▶ Set exercise:
Skip the pictures. Reproduce all other material exactly.

▶ Data section:
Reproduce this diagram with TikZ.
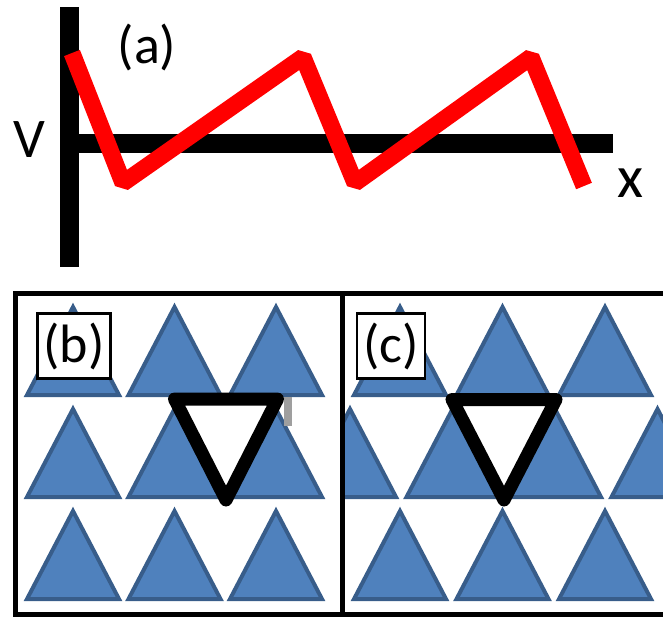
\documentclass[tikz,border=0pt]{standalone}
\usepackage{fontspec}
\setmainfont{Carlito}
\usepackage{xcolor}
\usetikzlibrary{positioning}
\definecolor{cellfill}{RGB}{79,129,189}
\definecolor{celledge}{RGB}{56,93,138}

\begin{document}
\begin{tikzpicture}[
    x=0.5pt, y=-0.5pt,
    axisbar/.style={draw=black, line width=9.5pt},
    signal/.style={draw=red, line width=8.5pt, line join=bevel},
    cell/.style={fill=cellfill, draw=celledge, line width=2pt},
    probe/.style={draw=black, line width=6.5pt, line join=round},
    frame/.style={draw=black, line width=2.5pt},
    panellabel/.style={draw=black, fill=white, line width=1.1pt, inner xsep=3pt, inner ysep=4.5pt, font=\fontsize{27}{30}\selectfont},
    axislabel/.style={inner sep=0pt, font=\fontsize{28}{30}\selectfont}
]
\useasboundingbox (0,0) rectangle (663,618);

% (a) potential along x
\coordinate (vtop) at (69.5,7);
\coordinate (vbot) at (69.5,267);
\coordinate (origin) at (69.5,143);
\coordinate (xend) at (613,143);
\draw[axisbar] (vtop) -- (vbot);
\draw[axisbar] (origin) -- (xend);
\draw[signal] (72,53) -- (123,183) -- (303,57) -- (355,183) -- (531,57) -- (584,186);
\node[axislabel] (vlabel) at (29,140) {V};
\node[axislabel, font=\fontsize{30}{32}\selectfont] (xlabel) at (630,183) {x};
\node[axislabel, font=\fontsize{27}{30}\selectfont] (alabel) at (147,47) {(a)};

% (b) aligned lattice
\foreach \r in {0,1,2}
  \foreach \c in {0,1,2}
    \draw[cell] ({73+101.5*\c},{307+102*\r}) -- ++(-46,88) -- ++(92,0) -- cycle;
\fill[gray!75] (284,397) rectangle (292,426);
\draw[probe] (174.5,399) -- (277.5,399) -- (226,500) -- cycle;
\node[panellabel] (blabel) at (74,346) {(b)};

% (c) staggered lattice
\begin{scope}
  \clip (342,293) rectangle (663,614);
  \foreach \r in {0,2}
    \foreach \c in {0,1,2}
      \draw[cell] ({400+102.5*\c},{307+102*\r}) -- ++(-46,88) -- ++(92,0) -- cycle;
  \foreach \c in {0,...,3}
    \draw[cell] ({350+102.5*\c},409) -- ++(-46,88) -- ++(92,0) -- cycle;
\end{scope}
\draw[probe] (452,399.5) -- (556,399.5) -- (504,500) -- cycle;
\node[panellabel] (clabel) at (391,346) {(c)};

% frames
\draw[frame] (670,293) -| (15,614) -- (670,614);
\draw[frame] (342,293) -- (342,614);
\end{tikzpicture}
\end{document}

▶ In response:
Reproduce this diagram with TikZ.
\documentclass[tikz,border=0pt]{standalone}
\usepackage{fontspec}
\setmainfont{Carlito}
\usepackage{xcolor}
\usetikzlibrary{positioning}
\definecolor{cellfill}{RGB}{79,129,189}
\definecolor{celledge}{RGB}{56,93,138}

\begin{document}
\begin{tikzpicture}[
    x=0.5pt, y=-0.5pt,
    axisbar/.style={draw=black, line width=9.5pt},
    signal/.style={draw=red, line width=8.5pt, line join=bevel},
    cell/.style={fill=cellfill, draw=celledge, line width=2pt},
    probe/.style={draw=black, line width=6.5pt, line join=round},
    frame/.style={draw=black, line width=2.5pt},
    panellabel/.style={draw=black, fill=white, line width=1.1pt, inner xsep=3pt, inner ysep=4.5pt, font=\fontsize{27}{30}\selectfont},
    axislabel/.style={inner sep=0pt, font=\fontsize{28}{30}\selectfont}
]
\useasboundingbox (0,0) rectangle (663,618);

% (a) potential along x
\coordinate (vtop) at (69.5,7);
\coordinate (vbot) at (69.5,267);
\coordinate (origin) at (69.5,143);
\coordinate (xend) at (613,143);
\draw[axisbar] (vtop) -- (vbot);
\draw[axisbar] (origin) -- (xend);
\draw[signal] (72,53) -- (123,183) -- (303,57) -- (355,183) -- (531,57) -- (584,186);
\node[axislabel] (vlabel) at (29,140) {V};
\node[axislabel, font=\fontsize{30}{32}\selectfont] (xlabel) at (630,183) {x};
\node[axislabel, font=\fontsize{27}{30}\selectfont] (alabel) at (147,47) {(a)};

% (b) aligned lattice
\foreach \r in {0,1,2}
  \foreach \c in {0,1,2}
    \draw[cell] ({73+101.5*\c},{307+102*\r}) -- ++(-46,88) -- ++(92,0) -- cycle;
\fill[gray!75] (284,397) rectangle (292,426);
\draw[probe] (174.5,399) -- (277.5,399) -- (226,500) -- cycle;
\node[panellabel] (blabel) at (74,346) {(b)};

% (c) staggered lattice
\begin{scope}
  \clip (342,293) rectangle (663,614);
  \foreach \r in {0,2}
    \foreach \c in {0,1,2}
      \draw[cell] ({400+102.5*\c},{307+102*\r}) -- ++(-46,88) -- ++(92,0) -- cycle;
  \foreach \c in {0,...,3}
    \draw[cell] ({350+102.5*\c},409) -- ++(-46,88) -- ++(92,0) -- cycle;
\end{scope}
\draw[probe] (452,399.5) -- (556,399.5) -- (504,500) -- cycle;
\node[panellabel] (clabel) at (391,346) {(c)};

% frames
\draw[frame] (670,293) -| (15,614) -- (670,614);
\draw[frame] (342,293) -- (342,614);
\end{tikzpicture}
\end{document}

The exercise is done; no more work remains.